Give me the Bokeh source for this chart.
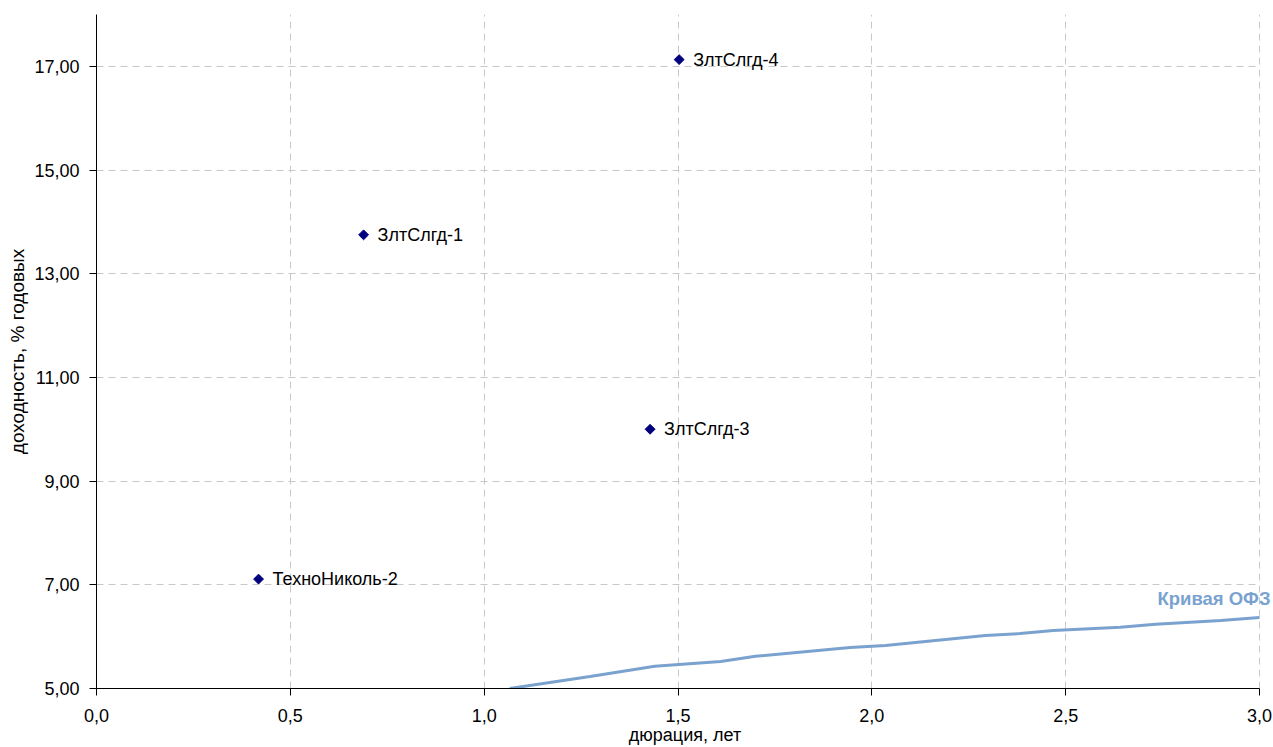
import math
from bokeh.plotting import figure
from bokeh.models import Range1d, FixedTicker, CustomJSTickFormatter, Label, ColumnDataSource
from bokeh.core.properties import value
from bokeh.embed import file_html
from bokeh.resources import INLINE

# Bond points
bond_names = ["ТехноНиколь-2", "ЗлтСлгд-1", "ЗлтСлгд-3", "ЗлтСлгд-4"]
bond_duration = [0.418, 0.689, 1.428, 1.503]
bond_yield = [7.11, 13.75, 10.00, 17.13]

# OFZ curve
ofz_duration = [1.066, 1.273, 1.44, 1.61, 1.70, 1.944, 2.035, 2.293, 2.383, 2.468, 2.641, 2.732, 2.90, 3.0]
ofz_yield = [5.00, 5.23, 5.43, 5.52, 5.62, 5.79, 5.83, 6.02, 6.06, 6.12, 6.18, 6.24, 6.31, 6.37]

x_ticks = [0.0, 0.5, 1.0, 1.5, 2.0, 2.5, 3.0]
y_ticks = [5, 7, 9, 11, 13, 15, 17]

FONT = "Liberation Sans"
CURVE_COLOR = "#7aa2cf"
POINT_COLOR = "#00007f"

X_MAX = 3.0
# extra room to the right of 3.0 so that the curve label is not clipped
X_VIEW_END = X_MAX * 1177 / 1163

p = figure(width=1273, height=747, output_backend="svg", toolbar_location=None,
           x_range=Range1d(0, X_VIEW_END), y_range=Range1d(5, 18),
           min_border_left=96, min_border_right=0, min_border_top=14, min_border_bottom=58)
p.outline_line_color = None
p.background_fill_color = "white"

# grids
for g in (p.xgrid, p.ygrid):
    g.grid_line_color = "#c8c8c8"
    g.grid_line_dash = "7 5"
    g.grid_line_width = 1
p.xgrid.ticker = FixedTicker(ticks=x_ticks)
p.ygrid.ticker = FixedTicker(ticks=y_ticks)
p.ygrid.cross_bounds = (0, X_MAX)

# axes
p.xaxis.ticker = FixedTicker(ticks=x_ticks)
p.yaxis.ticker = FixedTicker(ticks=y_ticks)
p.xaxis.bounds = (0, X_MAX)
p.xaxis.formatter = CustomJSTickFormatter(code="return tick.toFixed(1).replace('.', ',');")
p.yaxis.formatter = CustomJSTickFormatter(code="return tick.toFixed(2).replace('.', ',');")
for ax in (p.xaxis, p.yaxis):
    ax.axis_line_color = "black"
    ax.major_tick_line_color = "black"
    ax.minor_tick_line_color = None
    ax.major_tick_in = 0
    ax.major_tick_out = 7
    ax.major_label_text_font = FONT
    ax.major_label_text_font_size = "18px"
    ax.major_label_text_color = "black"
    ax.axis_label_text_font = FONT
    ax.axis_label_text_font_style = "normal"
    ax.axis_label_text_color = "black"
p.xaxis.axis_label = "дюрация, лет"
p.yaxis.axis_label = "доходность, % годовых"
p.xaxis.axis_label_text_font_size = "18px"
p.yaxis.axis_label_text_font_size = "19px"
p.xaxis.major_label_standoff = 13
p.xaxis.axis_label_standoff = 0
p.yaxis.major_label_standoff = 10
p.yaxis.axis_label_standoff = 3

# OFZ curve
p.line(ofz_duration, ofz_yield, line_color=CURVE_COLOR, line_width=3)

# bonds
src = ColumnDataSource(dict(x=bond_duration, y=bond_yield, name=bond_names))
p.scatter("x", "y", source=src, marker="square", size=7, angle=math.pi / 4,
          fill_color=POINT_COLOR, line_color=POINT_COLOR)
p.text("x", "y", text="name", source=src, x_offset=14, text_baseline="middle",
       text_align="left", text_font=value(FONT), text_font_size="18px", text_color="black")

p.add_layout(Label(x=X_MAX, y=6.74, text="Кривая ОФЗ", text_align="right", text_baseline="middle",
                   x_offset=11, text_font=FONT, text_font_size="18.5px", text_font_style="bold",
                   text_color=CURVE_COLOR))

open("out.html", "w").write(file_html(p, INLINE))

────

Task details:
From the first line above to the line containing "from bokeh.resources import INLINE", repeat each line exactly. Pictures stay out.

Written answer:
Give me the Bokeh source for this chart.
import math
from bokeh.plotting import figure
from bokeh.models import Range1d, FixedTicker, CustomJSTickFormatter, Label, ColumnDataSource
from bokeh.core.properties import value
from bokeh.embed import file_html
from bokeh.resources import INLINE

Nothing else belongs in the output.